## Input rows
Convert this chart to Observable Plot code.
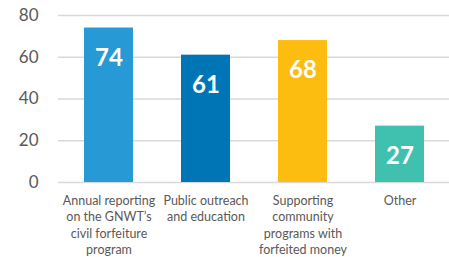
<!DOCTYPE html>
<html>
<head>
<meta charset="utf-8">
<script src="https://cdn.jsdelivr.net/npm/d3@7"></script>
<script src="https://cdn.jsdelivr.net/npm/@observablehq/plot@0.6"></script>
<style>
  html, body { margin: 0; padding: 0; background: #fff; }
</style>
</head>
<body>
<div id="chart"></div>
<script>
const categories = [
  "Annual reporting\non the GNWT’s\ncivil forfeiture\nprogram",
  "Public outreach\nand education",
  "Supporting\ncommunity\nprograms with\nforfeited money",
  "Other"
];
const values = [74, 61, 68, 27];
const barColors = ["#279ad6", "#0075b5", "#fdbd10", "#40c1b0"];
const yTicks = [0, 20, 40, 60, 80];

const data = categories.map((c, i) => ({category: c, value: values[i]}));

const chart = Plot.plot({
  width: 449,
  height: 257,
  marginTop: 15,
  marginBottom: 75,
  marginLeft: 58,
  marginRight: 0,
  style: {fontFamily: "Lato, 'Open Sans', sans-serif", background: "#fff"},
  x: {domain: categories, paddingInner: 0.5, paddingOuter: 0.25, axis: null},
  y: {domain: [0, 80], axis: null},
  color: {domain: categories, range: barColors},
  marks: [
    Plot.gridY(yTicks, {stroke: "#d9d9d9", strokeOpacity: 1, strokeWidth: 1.5}),
    Plot.barY(data, {x: "category", y: "value", fill: "category"}),
    Plot.text(data, {x: "category", y: "value", text: d => String(d.value), dy: 30,
      fill: "white", fontWeight: "bold", fontSize: 24}),
    Plot.text(data, {x: "category", y: 0, text: "category", dy: 11, lineAnchor: "top",
      lineHeight: 1.3, fill: "#595959", fontSize: 12.5}),
    Plot.text(yTicks, {y: d => d, text: d => String(d), frameAnchor: "left",
      textAnchor: "end", dx: -20, fill: "#595959", fontSize: 17})
  ]
});
document.getElementById("chart").appendChild(chart);
</script>
</body>
</html>
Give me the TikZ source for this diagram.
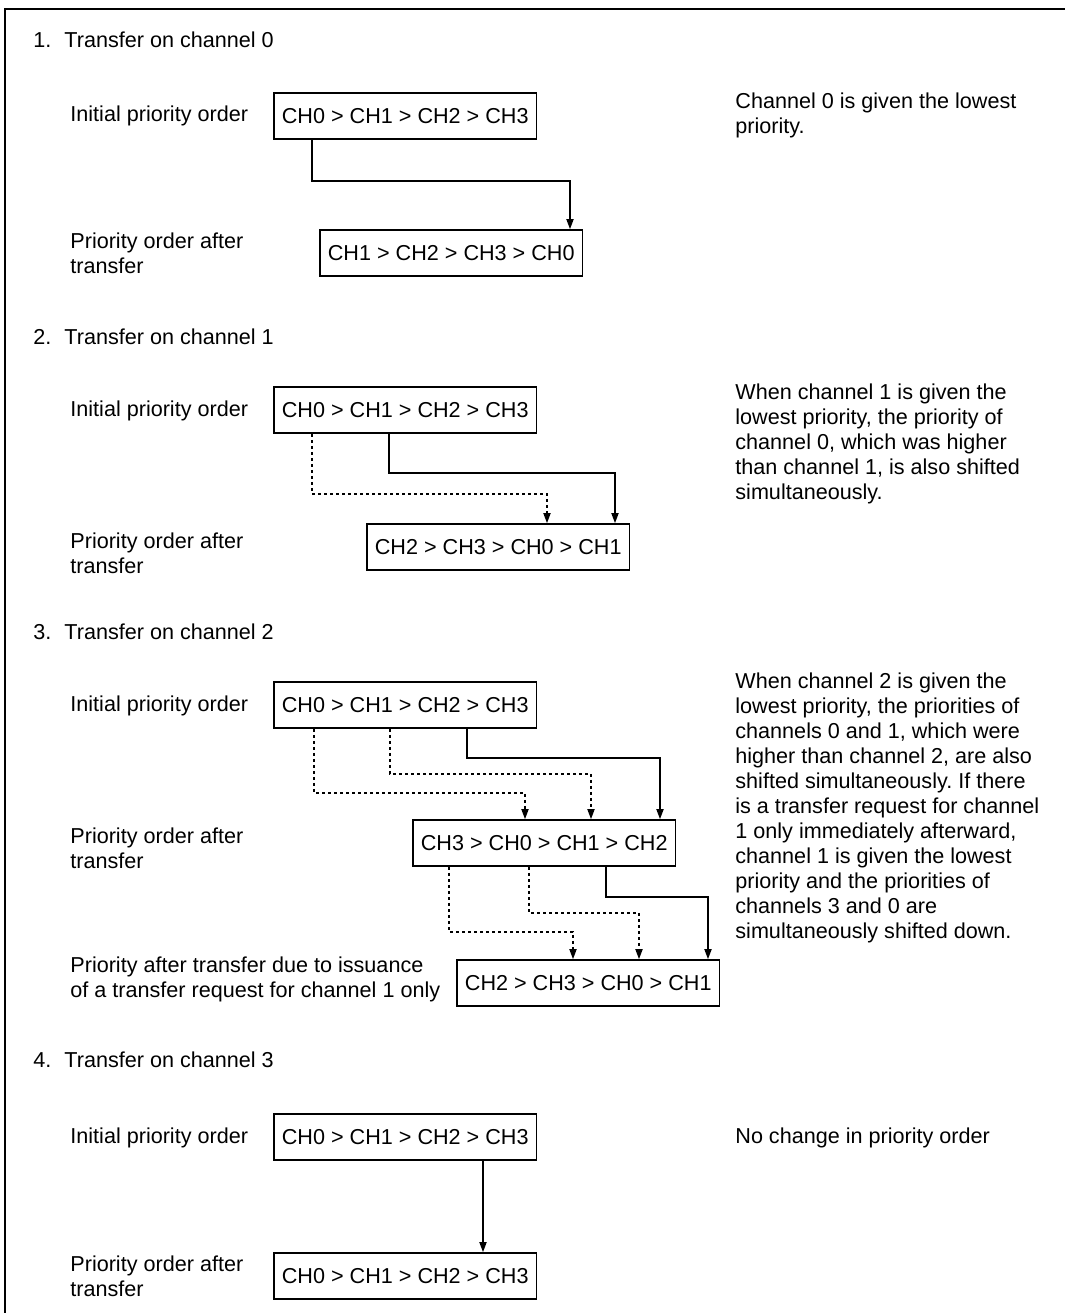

## What to do
Leave out the pictures and give the rest of the records again exactly.

## Exercise answer
Convert this chart to Observable Plot code.
<!DOCTYPE html>
<html>
<head>
<meta charset="utf-8">
<script src="https://cdn.jsdelivr.net/npm/d3@7"></script>
<script src="https://cdn.jsdelivr.net/npm/@observablehq/plot@0.6"></script>
<style>
  html, body { margin: 0; padding: 0; background: #fff; }
</style>
</head>
<body>
<div id="chart"></div>
<script>
const categories = [
  "Annual reporting\non the GNWT’s\ncivil forfeiture\nprogram",
  "Public outreach\nand education",
  "Supporting\ncommunity\nprograms with\nforfeited money",
  "Other"
];
const values = [74, 61, 68, 27];
const barColors = ["#279ad6", "#0075b5", "#fdbd10", "#40c1b0"];
const yTicks = [0, 20, 40, 60, 80];

const data = categories.map((c, i) => ({category: c, value: values[i]}));

const chart = Plot.plot({
  width: 449,
  height: 257,
  marginTop: 15,
  marginBottom: 75,
  marginLeft: 58,
  marginRight: 0,
  style: {fontFamily: "Lato, 'Open Sans', sans-serif", background: "#fff"},
  x: {domain: categories, paddingInner: 0.5, paddingOuter: 0.25, axis: null},
  y: {domain: [0, 80], axis: null},
  color: {domain: categories, range: barColors},
  marks: [
    Plot.gridY(yTicks, {stroke: "#d9d9d9", strokeOpacity: 1, strokeWidth: 1.5}),
    Plot.barY(data, {x: "category", y: "value", fill: "category"}),
    Plot.text(data, {x: "category", y: "value", text: d => String(d.value), dy: 30,
      fill: "white", fontWeight: "bold", fontSize: 24}),
    Plot.text(data, {x: "category", y: 0, text: "category", dy: 11, lineAnchor: "top",
      lineHeight: 1.3, fill: "#595959", fontSize: 12.5}),
    Plot.text(yTicks, {y: d => d, text: d => String(d), frameAnchor: "left",
      textAnchor: "end", dx: -20, fill: "#595959", fontSize: 17})
  ]
});
document.getElementById("chart").appendChild(chart);
</script>
</body>
</html>
Give me the TikZ source for this diagram.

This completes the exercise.